I am trying to find exact instances of a pentagonal tiling, but I am struggling to solve all the angles for a given type.
Taking type 8 as an example:
where:
$a = b = c = d$
$C = 360 - 2B$
$E = 180 - D/2 $
After choosing a length for $a$ , and an angle for $B$ , what techniques could you use to find a closed form solution for the rest of the angles?
My understanding is that the only property we can use of the pentagon is that all internal angles sum to $540°$.
I have also tried breaking the pentagon into three triangles, using properties of isosceles triangles to find a system of equation so solve, but this was also unsuccessful.
My feeling is that the sine and/or cosine rule would be handy, but I can't see where to apply them.
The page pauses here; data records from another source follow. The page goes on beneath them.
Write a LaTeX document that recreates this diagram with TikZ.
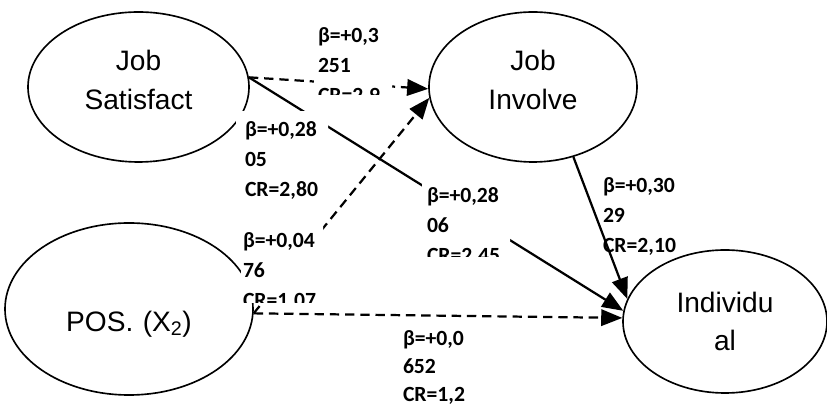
\documentclass[tikz,border=0pt]{standalone}
\usepackage{fontspec}
\setmainfont{Liberation Sans}
\newfontfamily\lblfont{Carlito}
\usetikzlibrary{arrows.meta,shapes.geometric}

\begin{document}
\begin{tikzpicture}[x=0.03cm,y=-0.03cm,
    latent/.style={ellipse,draw,line width=1.4pt,inner sep=0pt,align=center,
      text width=3.8cm,font=\fontsize{24}{33}\selectfont},
    link/.style={line width=1.9pt,-{Triangle[length=18pt,width=14pt]}},
    dlink/.style={link,dash pattern=on 8pt off 5pt},
    lbl/.style={font={\lblfont\bfseries\fontsize{18.5}{25.2}\selectfont},
      align=left,text width=2.6cm,inner sep=0pt,anchor=text},
    box/.style={lbl,fill=white,inner sep=12pt}]
    \useasboundingbox (0,0) rectangle (827,405);
    \node[latent,minimum width=6.63cm,minimum height=4.5cm,text height=18pt,text depth=45.5pt]
      (js) at (138.5,87) {Job\\Satisfact};
    \node[latent,minimum width=6.24cm,minimum height=4.5cm,text height=18pt,text depth=45.5pt]
      (ji) at (533,87) {Job\\Involve};
    \node[latent,minimum width=7.44cm,minimum height=5.16cm] (pos) at (129,309)
      {\raisebox{-19pt}[0pt][0pt]{POS. (X\textsubscript{2})}};
    \node[latent,minimum width=6.12cm,minimum height=4.29cm] (ind) at (725,321.5) {Individu\\al};
    \draw[dlink] (js.5) -- (ji.181);
    \draw[link] (js.5) -- (ind.174);
    \draw[dlink] (pos.-2) -- (ji.186);
    \draw[dlink] (pos.-2) -- (ind.178);
    \begin{scope}
        \clip (314,22) rectangle (392,95);
        \node[box] (b1) at (318,43) {β=+0,3\\251\\CR=2,9};
    \end{scope}
    \begin{scope}
        \clip (236,112) rectangle (328,200);
        \node[box] (b2) at (245,137) {β=+0,28\\05\\CR=2,80};
    \end{scope}
    \begin{scope}
        \clip (241,227) rectangle (323,303);
        \node[box] (b3) at (243,248) {β=+0,04\\76\\CR=1,07};
    \end{scope}
    \begin{scope}
        \clip (398,325) rectangle (472,405);
        \node[box,font={\lblfont\bfseries\fontsize{18.5}{23.5}\selectfont}] (b4) at (403,346) {β=+0,0\\652\\CR=1,2};
    \end{scope}
    \begin{scope}
        \clip (422,178) rectangle (510,257);
        \node[box] (b5) at (427,203) {β=+0,28\\06\\CR=2,45};
    \end{scope}
    \node[lbl] (b6) at (603,193) {β=+0,30\\29\\CR=2,10};
    \draw[link] (ji.-60) -- (ind.167);
\end{tikzpicture}
\end{document}
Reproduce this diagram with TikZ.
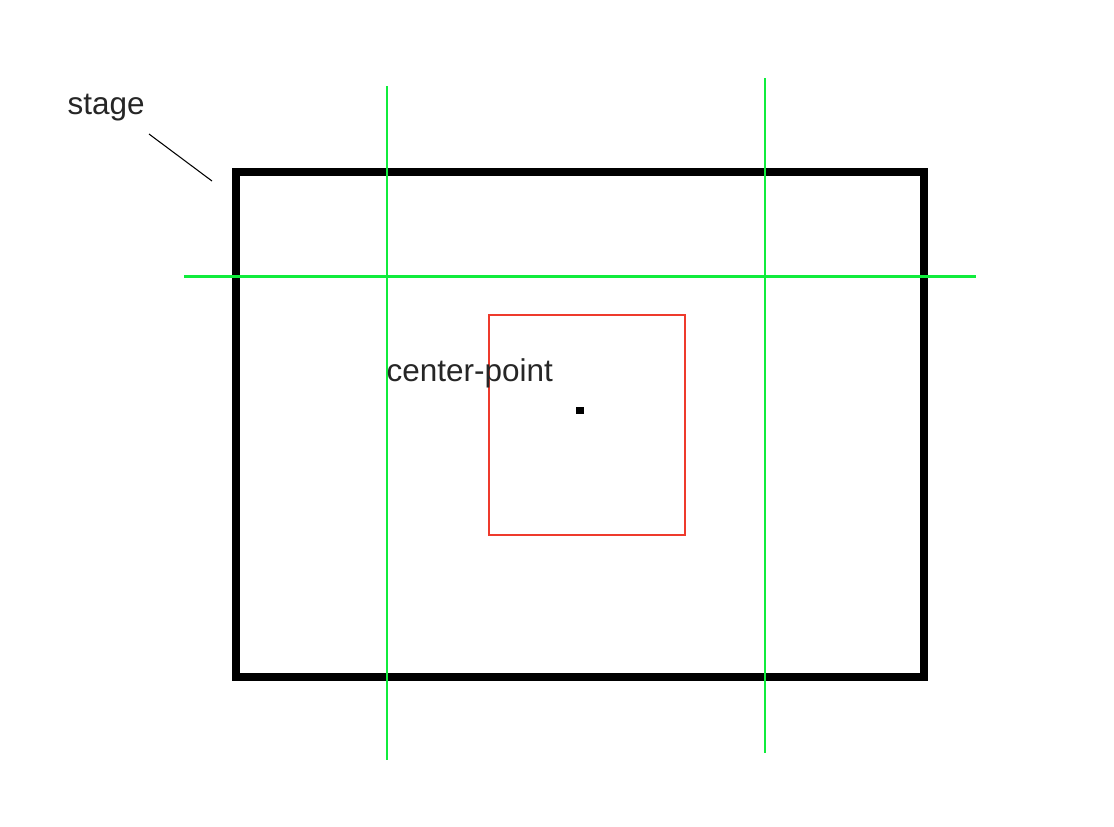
\documentclass[tikz,border=0pt]{standalone}
\usepackage{fontspec}
\setmainfont{Liberation Sans}
\usetikzlibrary{positioning}
\definecolor{guideGreen}{HTML}{10EC3C}
\definecolor{boxRed}{HTML}{EE3A2C}
\tikzset{
  stageBox/.style={draw=black, line width=2pt},
  guideLine/.style={draw=guideGreen, line width=0.6pt},
  innerBox/.style={draw=boxRed, line width=0.45pt},
  label/.style={font=\fontsize{8.95}{10}\selectfont, text=black!85, inner sep=0pt},
  leader/.style={draw=black, line width=0.3pt},
}

\begin{document}
\begin{tikzpicture}[x=0.01cm, y=-0.01cm]
    \useasboundingbox (0,0) rectangle (1114,826);

    % stage
    \draw[stageBox] (236,172) rectangle (924,677);
    \node[label, anchor=base west] (stage) at (67,114) {stage};
    \coordinate (lead-a) at (149,134);
    \coordinate (lead-b) at (212,181);
    \draw[leader] (lead-a) -- (lead-b);

    % guides
    \draw[guideLine] (387,86) -- (387,760);
    \draw[guideLine] (765,78) -- (765,753);
    \draw[guideLine] (184,276.5) -- (976,276.5);

    % inner box and center point
    \draw[innerBox] (489,315) rectangle (685,535);
    \node[fill=black, minimum size=0.07cm, inner sep=0pt] (dot) at (580,410) {};
    \node[label, anchor=base west] (center) at (386,381) {center-point};
  \end{tikzpicture}
\end{document}
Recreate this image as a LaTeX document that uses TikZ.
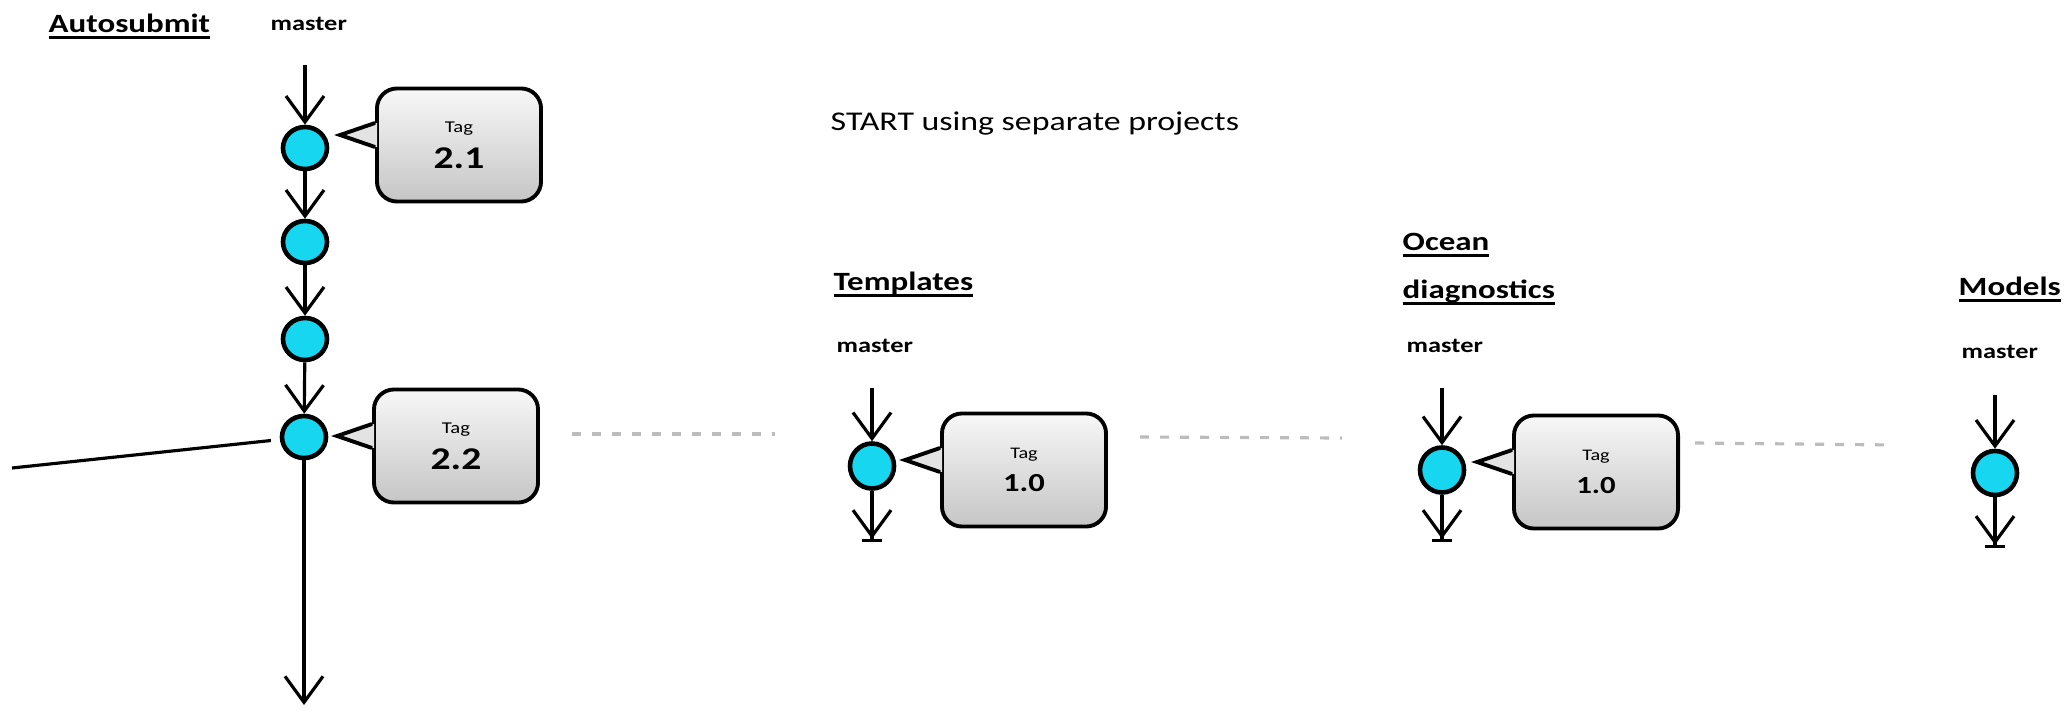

I feel as though I am missing something.
I know we could use an iterative approach (e.g. bisection), but I'd like to avoid that if possible.
From the given angle relations and $A+B+C+D+E=540$ you can easily deduce that $A+D/2=B$. For simplicity I'll let $b=c=d=e=1$.
From the relation between $B$ and $C$ you can prove that $BD$ is perpendicular to $AB$.
The isosceles triangle $\triangle BCD$ gives you that $|BD|=2\sin(B)$.
Using the sine rule in $\triangle ADE$ we find that
$$\frac{\sin(E)}{|AD|} = \frac{\sin(\angle EAD) }{1}$$ $$\frac{\sin(E)}{|AD|} = \sin(A-\angle DAB)$$ $$\frac{\sin(180-D/2)}{|AD|} = \sin(A) \cos(\angle DAB) - \cos(A) \sin(\angle DAB)$$ $$\frac{\sin(D/2)}{|AD|} = \sin(A) \frac{|AB|}{|AD|} - \cos(A) \frac{|BD|}{|AD|}$$ $$\sin(B-A) = \sin(A) |AB| - \cos(A) |BD|$$ $$\sin(B)\cos(A)-\cos(B)\sin(A) = \sin(A) - \cos(A) 2\sin(B)$$ $$\sin(B) -\cos(B) \tan(A) = \tan(A) - 2\sin(B)$$ and then solve for $\tan(A)$ in terms of $B$.
I have not verified whether this is correct, so it is quite likely to have mistakes in it.